Dear Mr. Keller,
you gave your average interesting project a bad note by keeping the
source code closed. Why not open the source? Cross-fertilisation can
make it much more interesting, everybody could benefit from it and
you'll get deserved fame, even if it's shared fame. Just my 2 Cents. I'm
also fine if the source will kept closed. Please excuse my broken
English and my frankness.
Regards,
Ralf Mardorf
laseray(a)gmail.com wrote:
[snip]
Pardon Raymond :)
only now I visited
http://www.cs.hmc.edu/~keller/jazz/improvisor/. This
looks like nice but not very interesting software and it seems to be the
effort of Professors Keller or probably of his students. They could do
this, because they didn't need to program some requirements before. I
guess if they won't share their knowledge, they shouldn't use FLOSS, but
pay for similar requirements. They look like they have the money to do
this. It's always the same, some privileged people won't share. We are
living in a dog-eat-dog society and this wasn't made by Professor
Keller, he's a victim himself and unable to do better. Be lenient with him.
The forge,
http://sourceforge.net/projects/improvisor/, is a good idea,
but I don't think that a lot of those students will change from
Professors Keller's project to the FLOSS communities alternative,
because of the relationship of dependence.
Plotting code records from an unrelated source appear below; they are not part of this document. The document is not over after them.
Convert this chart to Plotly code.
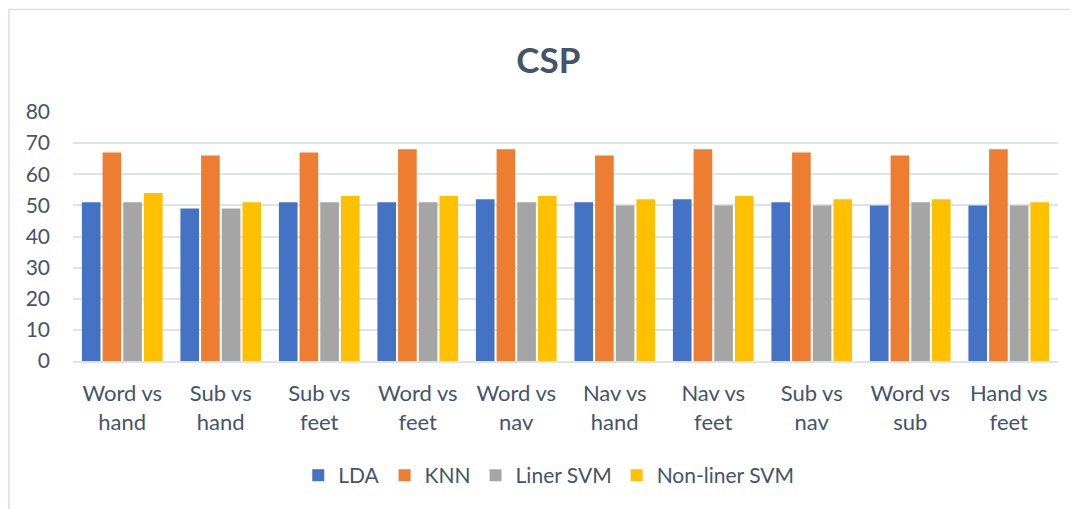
import plotly.graph_objects as go

categories = ["Word vs<br>hand", "Sub vs<br>hand", "Sub vs<br>feet", "Word vs<br>feet", "Word vs<br>nav",
              "Nav vs<br>hand", "Nav vs<br>feet", "Sub vs<br>nav", "Word vs<br>sub", "Hand vs<br>feet"]
lda = [51, 49, 51, 51, 52, 51, 52, 51, 50, 50]
knn = [67, 66, 67, 68, 68, 66, 68, 67, 66, 68]
liner_svm = [51, 49, 51, 51, 51, 50, 50, 50, 51, 50]
nonliner_svm = [54, 51, 53, 53, 53, 52, 53, 52, 52, 51]

series = [("LDA", lda, "#4472C4"), ("KNN", knn, "#ED7D31"),
          ("Liner SVM", liner_svm, "#A5A5A5"), ("Non-liner SVM", nonliner_svm, "#FFC000")]

FONT = "Lato"
TXT = "#44546A"

fig = go.Figure()
for name, vals, col in series:
    fig.add_trace(go.Bar(name=name, x=categories, y=vals, marker_color=col,
                         marker_line_width=0))

fig.update_layout(
    width=1070, height=501,
    margin=dict(l=65, r=20, t=104, b=148),
    paper_bgcolor="white", plot_bgcolor="white",
    barmode="group", bargap=0.16, bargroupgap=0.1,
    font=dict(family=FONT, color=TXT, size=20),
    title=dict(text="<b>CSP</b>", x=0.505, xanchor="center", y=0.895, yanchor="middle",
               font=dict(family=FONT, size=35, color=TXT)),
    yaxis=dict(range=[0, 80], dtick=10, showgrid=True, gridcolor="#DEE3EA", gridwidth=2,
               zeroline=False, ticks="", ticklabelstandoff=22,
               tickfont=dict(size=21, color=TXT)),
    xaxis=dict(showline=True, linecolor="#DEE3EA", linewidth=2, ticks="",
               ticklabelstandoff=12,
               tickfont=dict(size=22, color=TXT)),
    legend=dict(orientation="h", x=0.483, xanchor="center", y=-0.46, yanchor="middle",
                font=dict(size=21, color=TXT), traceorder="normal", itemwidth=30),
    showlegend=True,
    shapes=[
        dict(type="line", xref="paper", yref="paper", x0=-0.065, x1=1.05, y0=1.412, y1=1.412,
             line=dict(color="#D9DEE5", width=1.5)),
        dict(type="line", xref="paper", yref="paper", x0=-0.065, x1=-0.065, y0=1.412, y1=-0.7,
             line=dict(color="#D9DEE5", width=1.5)),
    ],
)

fig.write_html("out.html")
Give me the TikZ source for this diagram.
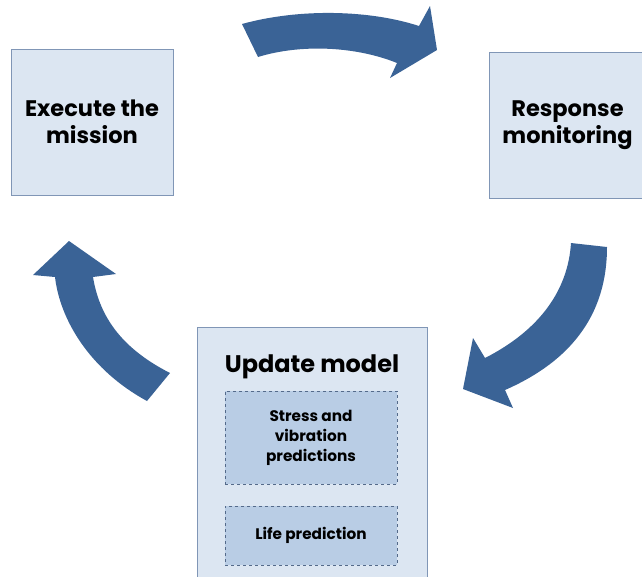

Nobody should waste his lifetime with being annoyed about those people.
There are other privileged people who share their harvest with everybody.
Maybe Professors Keller will come to more academic fame by keeping his
knowledge a secret, but who cares? At the end his work isn't much more
than one of the thousands of workshops and chord and scale "computers"
available for free by the internet, but his program has got the
intelligence of Weizenbaum's Eliza.
Hm? Are Professor Robert Keller and a Non-Professor Bob Keller twins?